What are the pros and cons of further fiscal integration? With these elements in place, future crises would be made less frequent, less severe and less prone to systemic spillovers. A shared approach with some elements of centralized fiscal policy would also reduce the risks of idiosyncratic national policies, expand the scope of available counter-cyclical tools, and allow for better fiscal coordination, subject to appropriate governance safeguards. Yet, there are political costs from ceding some national sovereignty over budgets. And there is always the risk that imprudent national policies are not reined in if centralized fiscal oversight proves ineffective, putting a premium on strengthening enforcement provisions prior to any further steps to increase risk sharing.

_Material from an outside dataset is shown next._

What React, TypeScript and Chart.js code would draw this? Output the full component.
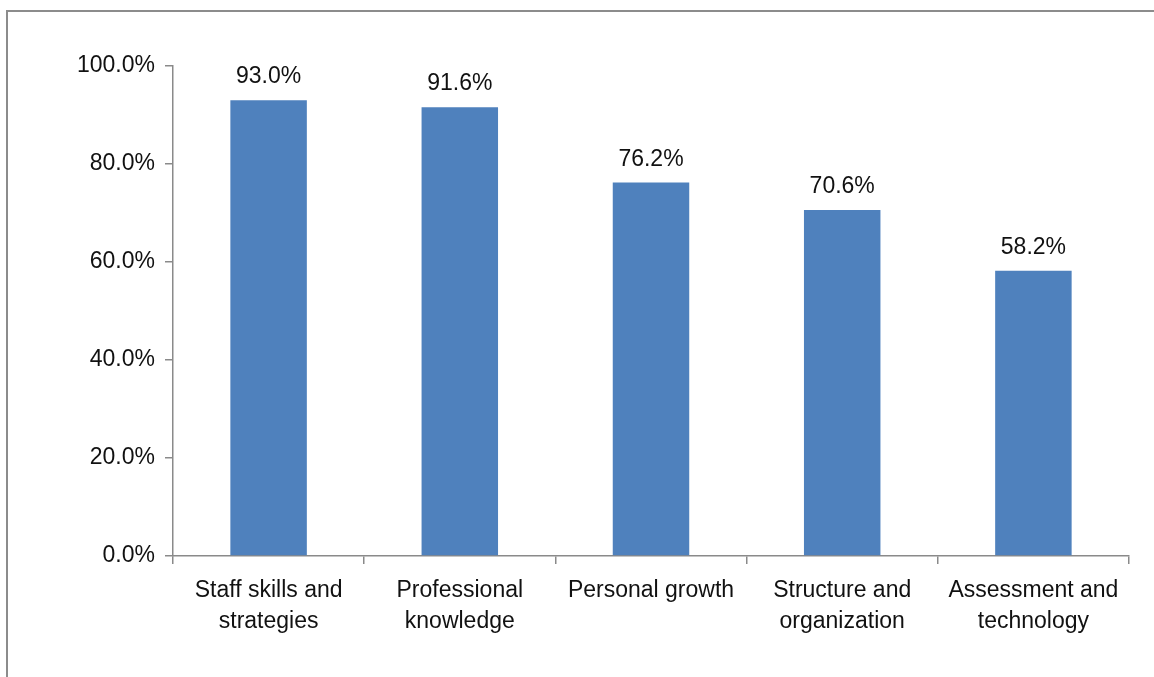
import React, { useEffect, useRef } from "react";
import { Chart, registerables } from "chart.js";

Chart.register(...registerables);

const categories: string[][] = [
  ["Staff skills and", "strategies"],
  ["Professional", "knowledge"],
  ["Personal growth"],
  ["Structure and", "organization"],
  ["Assessment and", "technology"],
];
const values: number[] = [93.0, 91.6, 76.2, 70.6, 58.2];
const yTicks: number[] = [0, 20, 40, 60, 80, 100];

const FONT = "'Liberation Sans', Arial, sans-serif";
const TEXT = "#111111";
const AXIS = "#8a8a8a";

const dataLabels = {
  id: "dataLabels",
  afterDatasetsDraw(chart: any) {
    const ctx = chart.ctx;
    const meta = chart.getDatasetMeta(0);
    ctx.save();
    ctx.font = `23px ${FONT}`;
    ctx.fillStyle = TEXT;
    ctx.textAlign = "center";
    ctx.textBaseline = "alphabetic";
    meta.data.forEach((bar: any, i: number) => {
      ctx.fillText(values[i].toFixed(1) + "%", bar.x, bar.y - 17);
    });
    ctx.restore();
  },
};

export default function App() {
  const ref = useRef<HTMLCanvasElement | null>(null);
  useEffect(() => {
    if (!ref.current) return;
    const chart = new Chart(ref.current, {
      type: "bar",
      data: {
        labels: categories,
        datasets: [
          {
            data: values,
            backgroundColor: "#4F81BD",
            borderWidth: 0,
            barPercentage: 0.4,
            categoryPercentage: 1,
          },
        ],
      },
      options: {
        responsive: false,
        animation: false,
        layout: { padding: { left: 0, right: 25, top: 66, bottom: 0 } },
        plugins: { legend: { display: false }, tooltip: { enabled: false } },
        scales: {
          x: {
            grid: {
              offset: true,
              drawOnChartArea: false,
              drawTicks: true,
              tickLength: 8,
              color: AXIS,
              lineWidth: 1.5,
            },
            border: { display: true, color: AXIS, width: 1.5 },
            ticks: {
              color: TEXT,
              font: { family: FONT, size: 23, lineHeight: 1.35 },
              padding: 11,
              maxRotation: 0,
              autoSkip: false,
            },
            afterFit(scale: any) {
              scale.height = 677 - 556;
            },
          },
          y: {
            min: 0,
            max: 100,
            afterBuildTicks(scale: any) {
              scale.ticks = yTicks.map((v) => ({ value: v }));
            },
            grid: {
              drawOnChartArea: false,
              drawTicks: true,
              tickLength: 8,
              color: AXIS,
              lineWidth: 1.5,
            },
            border: { display: true, color: AXIS, width: 1.5 },
            ticks: {
              color: TEXT,
              font: { family: FONT, size: 23 },
              padding: 10,
              callback: (v: any) => Number(v).toFixed(1) + "%",
            },
            afterFit(scale: any) {
              scale.width = 173;
            },
          },
        },
      },
      plugins: [dataLabels],
    });
    return () => chart.destroy();
  }, []);

  return (
    <div
      style={{
        position: "fixed",
        left: 0,
        top: 0,
        width: 1154,
        height: 677,
        overflow: "hidden",
        background: "#fff",
      }}
    >
      <div
        style={{
          position: "absolute",
          left: 6,
          top: 10,
          width: 1300,
          height: 800,
          border: "2px solid #8c8c8c",
        }}
      />
      <canvas
        ref={ref}
        width={1154}
        height={677}
        style={{ position: "absolute", left: 0, top: 0, width: 1154, height: 677 }}
      />
    </div>
  );
}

Would fiscal integration be a zero sum proposition? With appropriate safeguards, the answer is unambiguously no. It is sometimes assumed that financial costs would systematically fall on those countries with a stronger tradition of fiscal prudence. But ex ante risk sharing only means that, at any point in time, countries experiencing better cyclical conditions support those at the other end of the spectrum; it does not mean the same country is always on the giving or receiving end. Our analysis shows that, with a risk-sharing mechanism in place over a sufficiently long period, all current euro area members would have benefited from transfers at some point in time.
What are the priorities right now? Deeper fiscal integration would cement a more stable monetary union in the long term. However, one element is time sensitive: the euro area single supervisory mechanism currently being established should quickly be complemented by a firm and early commitment to establish a single resolution framework with an adequate backstop to anchor confidence in the banking system. Meanwhile, the momentum for longer-term reforms needs to be maintained. Historical experience with fiscal integration shows that effective crisis management often goes hand in hand with far-reaching long-term reforms, including introducing stronger central oversight.

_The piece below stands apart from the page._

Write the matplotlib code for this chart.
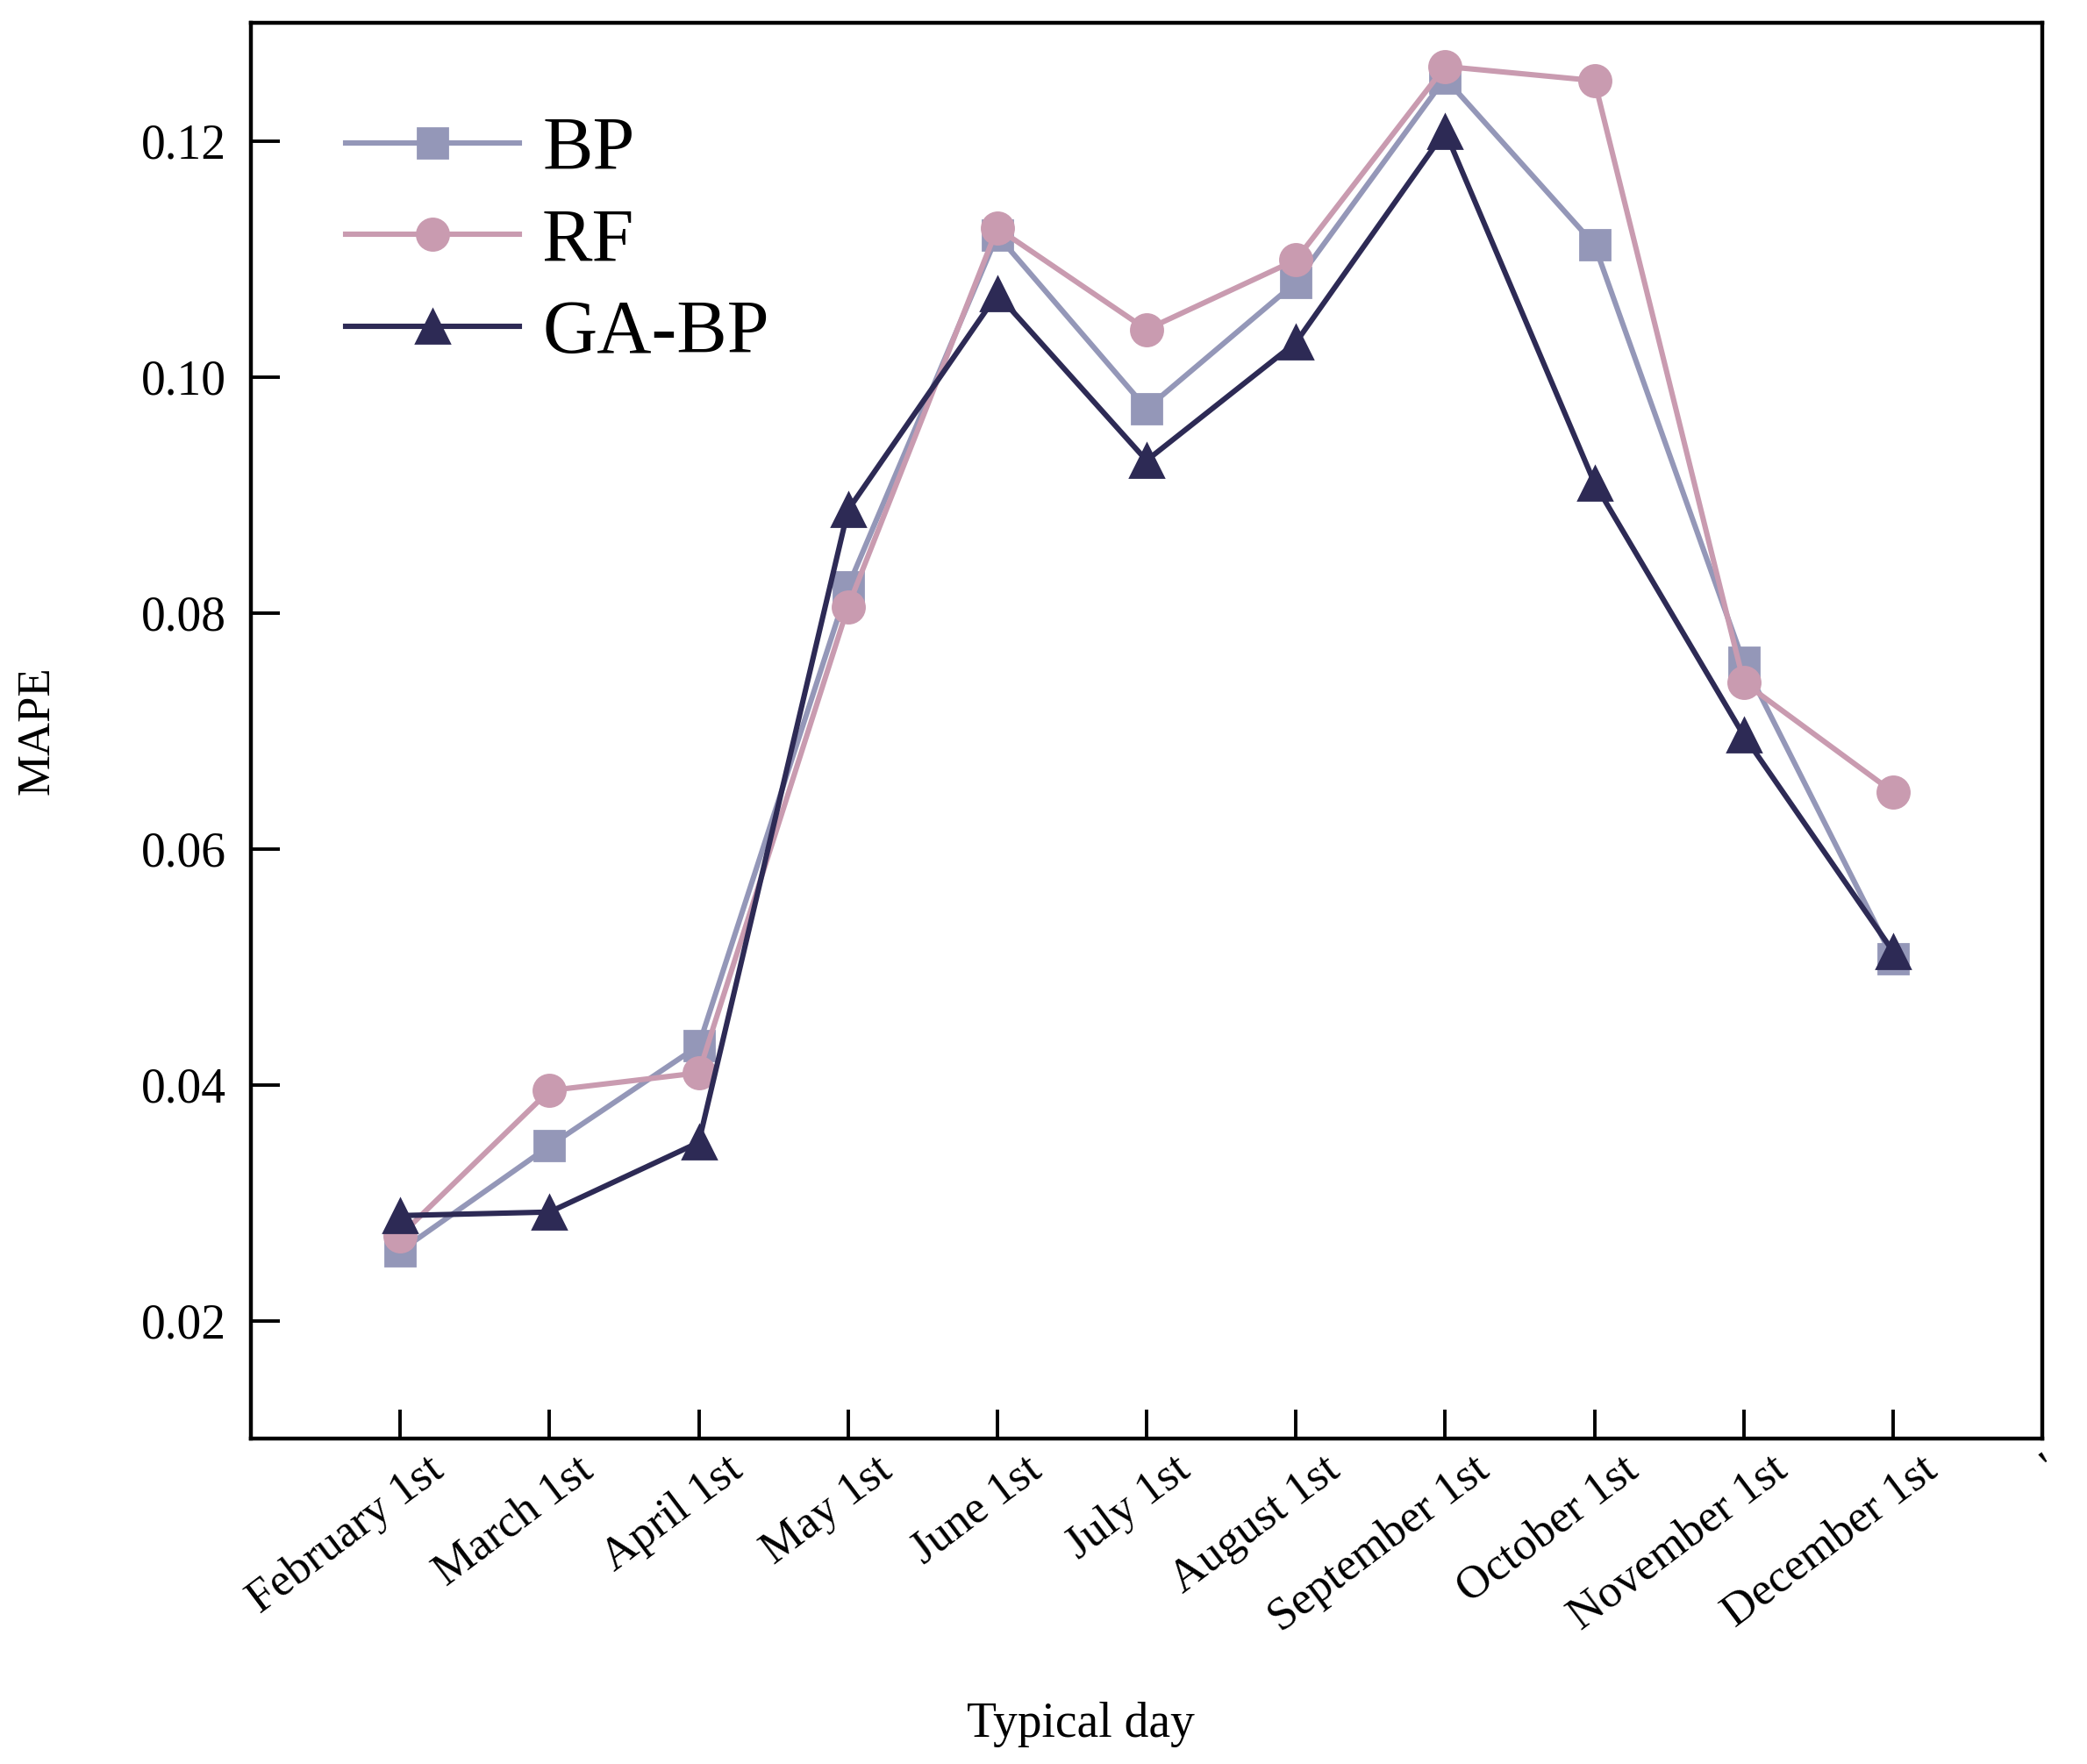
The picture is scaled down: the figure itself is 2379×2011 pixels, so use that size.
import matplotlib.pyplot as plt
import matplotlib.transforms as mtransforms

days = ["February 1st", "March 1st", "April 1st", "May 1st", "June 1st", "July 1st",
        "August 1st", "September 1st", "October 1st", "November 1st", "December 1st"]
bp = [0.0259, 0.0348, 0.0433, 0.0822, 0.1120, 0.0973, 0.1080, 0.1253, 0.1112, 0.0758, 0.0507]
rf = [0.0272, 0.0395, 0.0410, 0.0805, 0.1126, 0.1040, 0.1099, 0.1263, 0.1251, 0.0741, 0.0648]
gabp = [0.0289, 0.0292, 0.0351, 0.0887, 0.1070, 0.0929, 0.1029, 0.1208, 0.0910, 0.0696, 0.0513]
yticks = [0.02, 0.04, 0.06, 0.08, 0.10, 0.12]

plt.rcParams['font.family'] = ['Liberation Serif', 'DejaVu Serif']

fig = plt.figure(figsize=(11.895, 10.055), dpi=200)
ax = fig.add_axes([286/2379, 1-1640/2011, (2328-286)/2379, (1640-26)/2011])

x = list(range(len(days)))
ax.plot(x, bp, '-s', color='#9497b8', lw=2.2, ms=12, label='BP')
ax.plot(x, rf, '-o', color='#c99bb0', lw=2.2, ms=13, label='RF')
ax.plot(x, gabp, '-^', color='#2d2a55', lw=2.2, ms=14, label='GA-BP')

ax.set_xlim(-1, 11)
ax.set_ylim(0.01, 0.13)
ax.set_xticks(x + [11])
ax.set_xticklabels(days + ["'"], rotation=37, ha='right', rotation_mode='anchor', fontsize=19)
ax.set_yticks(yticks)
ax.set_yticklabels(["%.2f" % v for v in yticks], fontsize=20)
ax.tick_params(direction='in', length=12, width=1.4, pad=10)
ax.tick_params(axis='x', pad=4)
# nudge rotated labels to the right like the original
shift = mtransforms.ScaledTranslation(0.15, 0, fig.dpi_scale_trans)
for lab in ax.get_xticklabels()[:-1]:
    lab.set_transform(lab.get_transform() + shift)
for s in ax.spines.values():
    s.set_linewidth(1.6)

ax.set_xlabel("Typical day", fontsize=20, va='center')
ax.xaxis.set_label_coords(0.463, -0.202)
ax.set_ylabel("MAPE", fontsize=19, labelpad=34)

ax.legend(loc='upper left', bbox_to_anchor=(0.015, 0.982), frameon=False, fontsize=31,
          handlelength=2.3, handletextpad=0.3, labelspacing=0.29)

plt.savefig("out.png", dpi=200)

What will be the remaining challenges inherited from this crisis? The proposals here are for future crises. They will not address the existing debt overhang. On the one hand, relying entirely on country-adjustment could trigger debt-deflation dynamics in the periphery, dragging the entire region into a period of prolonged stagnation. On the other hand, mutualization of existing debt would be akin to selling insurance after the fact and could reduce incentives to restore competitiveness and fiscal sustainability. Because of these important tradeoffs, dealing with the debt overhang will remain a delicate issue.